Usage: modeling¶
Instantiation¶
If you followed the Quick start, you hopefully already have a sense of how pylift is structured: the package is class-based and so the entire modeling process takes place within instantiation of a TransformedOutcome
class. This method in particular implements the Transformed Outcome method, as described in Introduction to uplift.
In particular, the TransformedOutcome
class inherits from a BaseProxyMethod
class, and only adds to said class a _transform_func
and an _untransform_func
which perform the transformation to obtain \(Y^{*}\) (the transformed outcome) from \(Y\) and \(W\) (1 or 0 indicating the presence of a treatment) and vice versa, respectively. Custom transformation methods are therefore possible by explicitly providing the transform_func
and untransform_func
to BaseProxyMethod
.
Instantiation is accomplished as follows:
up = TransformedOutcome(df, col_treatment='Treatment', col_outcome='Converted')

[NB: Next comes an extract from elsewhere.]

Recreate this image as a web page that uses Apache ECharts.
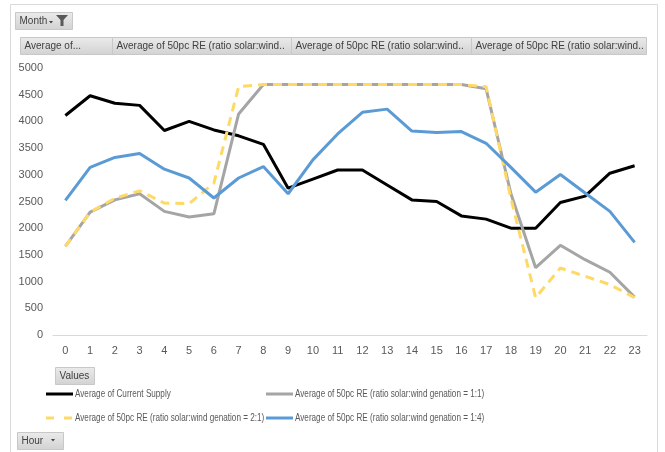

A number of custom parameters can be passed, which are all documented in the docstring. Of particular note may be the stratify
keyword argument (whose argument is directly passed to sklearn.model_selection.train_test_split
).
The instantiation step accomplishes several things:
- Define the transform function and transform the outcome (this is added to the dataframe you pass in, by default, as a new column,
TransformedOutcome
). - Split the data using
train_test_split
. - Set a random state (we like determinism!). This random state is used wherever possible.
- Define an
untransform
function and use this to define a scoring function for hyperparameter tuning. The scoring function is saved withinup.randomized_search_params
andup.grid_search_params
, which are dictionaries that are used by default wheneverup.randomized_search()
orup.grid_search()
are called. - Define some default hyperparameters.

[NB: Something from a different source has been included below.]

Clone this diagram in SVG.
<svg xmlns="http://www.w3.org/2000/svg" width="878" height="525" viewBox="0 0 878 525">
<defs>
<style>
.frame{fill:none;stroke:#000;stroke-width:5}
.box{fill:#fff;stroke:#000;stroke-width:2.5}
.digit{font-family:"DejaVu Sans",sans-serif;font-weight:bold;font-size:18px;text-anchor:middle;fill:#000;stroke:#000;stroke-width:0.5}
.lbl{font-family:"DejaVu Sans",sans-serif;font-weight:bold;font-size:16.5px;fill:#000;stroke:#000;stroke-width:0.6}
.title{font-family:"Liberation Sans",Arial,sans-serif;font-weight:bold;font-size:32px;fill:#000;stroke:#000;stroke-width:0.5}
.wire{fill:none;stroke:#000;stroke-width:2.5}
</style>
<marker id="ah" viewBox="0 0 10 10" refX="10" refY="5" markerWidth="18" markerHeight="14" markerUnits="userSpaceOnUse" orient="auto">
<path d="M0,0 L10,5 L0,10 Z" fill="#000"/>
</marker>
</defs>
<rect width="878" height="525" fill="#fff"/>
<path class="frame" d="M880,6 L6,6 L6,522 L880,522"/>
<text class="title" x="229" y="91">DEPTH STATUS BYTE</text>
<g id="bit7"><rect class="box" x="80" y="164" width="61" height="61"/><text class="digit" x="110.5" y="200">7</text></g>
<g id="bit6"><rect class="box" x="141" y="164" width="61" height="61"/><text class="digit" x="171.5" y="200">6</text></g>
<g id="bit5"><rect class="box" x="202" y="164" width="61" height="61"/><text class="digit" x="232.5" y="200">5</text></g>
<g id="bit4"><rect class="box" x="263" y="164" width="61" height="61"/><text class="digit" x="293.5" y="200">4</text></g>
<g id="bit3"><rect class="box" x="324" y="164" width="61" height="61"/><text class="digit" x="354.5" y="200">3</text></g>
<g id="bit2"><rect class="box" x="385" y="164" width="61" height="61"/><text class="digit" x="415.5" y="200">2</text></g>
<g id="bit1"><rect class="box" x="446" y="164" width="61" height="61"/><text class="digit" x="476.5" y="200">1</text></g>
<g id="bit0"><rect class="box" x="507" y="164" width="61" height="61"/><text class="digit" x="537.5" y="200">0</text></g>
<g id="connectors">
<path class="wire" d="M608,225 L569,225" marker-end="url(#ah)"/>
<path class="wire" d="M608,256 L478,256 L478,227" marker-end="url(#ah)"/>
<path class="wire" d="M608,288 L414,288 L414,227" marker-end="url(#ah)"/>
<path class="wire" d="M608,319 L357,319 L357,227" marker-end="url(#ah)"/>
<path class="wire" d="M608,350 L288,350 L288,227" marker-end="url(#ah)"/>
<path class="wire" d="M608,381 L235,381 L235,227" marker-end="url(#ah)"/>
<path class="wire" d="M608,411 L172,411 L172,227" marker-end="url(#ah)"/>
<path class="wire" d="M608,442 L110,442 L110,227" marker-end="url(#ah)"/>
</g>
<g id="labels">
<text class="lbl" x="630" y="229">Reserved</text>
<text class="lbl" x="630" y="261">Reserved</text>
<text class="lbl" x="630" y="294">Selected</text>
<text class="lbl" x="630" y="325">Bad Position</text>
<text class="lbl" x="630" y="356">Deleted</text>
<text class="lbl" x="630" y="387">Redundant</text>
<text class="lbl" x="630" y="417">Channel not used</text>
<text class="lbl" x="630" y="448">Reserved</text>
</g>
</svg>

If you’d alternatively like to specify your own train-test split, a tuple of dataframes can also be passed in place of df
, with the training data as the first element and the test data as the second (e.g. TransformedOutcome((df_train, df_test), col_treatment...)
.
Fit and hyperparameter tunings: passing custom parameters¶
Anything that can be taken by RandomizedSearchCV()
,
GridSearchCV()
, or Regressor()
can be similarly passed to
up.randomized_search
, up.grid_search
, or up.fit
,
respectively.
up.fit(max_depth=2, nthread=-1)
XGBRegressor
is the default regressor, but a different Regressor
object can also be used. To do this, pass the object to the keyword
argument sklearn_model
during TransformedOutcome
instantiation.
up = TransformedOutcome(df, col_treatment='Test', col_outcome='Converted', sklearn_model=RandomForestRegressor)
grid_search_params = {
'estimator': RandomForestRegressor(),
'param_grid': {'min_samples_split': [2,3,5,10,30,100,300,1000,3000,10000]},
'verbose': True,
'n_jobs': 35,
}
up.grid_search(**grid_search_params)
We tend to prefer xgboost
, however, as it tends to give favorable results quickly, while also allowing the option for a custom objective function. This extensibility allows for the possibility of an objective function that takes into account \(P(W=1)\) within each leaf, though we because we have had mixed results with this approach, we have left the package defaults as is.
Regardless of what regressor you use, the RandomizedSearchCV
default params are contained in up.randomized_search_params
, and the GridSearchCV
params are located in up.grid_search_params
. These can be manually replaced, but doing so will remove the scoring functions, so it is highly recommended that any alterations to these class attributes be done as an update, or that alterations be simply passed as arguments to randomized_search
or grid_search
, as shown above.
Moreover, any time an argument is passed to up.randomized_search()
, it is saved to up.randomized_search_params
. This is as intended (though may be changed in a future iteration), but a small side effect is that if an invalid argument is passed to up.randomized_search()
, future calls to up.randomized_search()
will fail until the dictionary is repaired.
Accessing sklearn objects¶
The class objects produced by the sklearn classes,
RandomizedSearchCV
, GridSearchCV
, XGBRegressor
, etc. are
preserved in the TransformedOutcome
class as class attributes.
up.randomized_search
-> up.rand_search_
up.grid_search
-> up.grid_search_
up.fit
-> up.model
up.fit(productionize=True)
-> up.model_final
Continuous outcome¶
The TransformedOutcome
class natively supports continuous outcomes as well, though the theoretical max and practical max curves in UpliftEval
are not as well defined, so will not be correct. Negative values, however, are not permitted. Care should be taken, however, when dealing with continuous outcomes with anomalously long-tailed distributions, as the tail will often dominate the split choices, leading to an overfit model. It is often prudent to carefully choose hyperparameters, winsorize, or even transform the positive values to curtail this effect.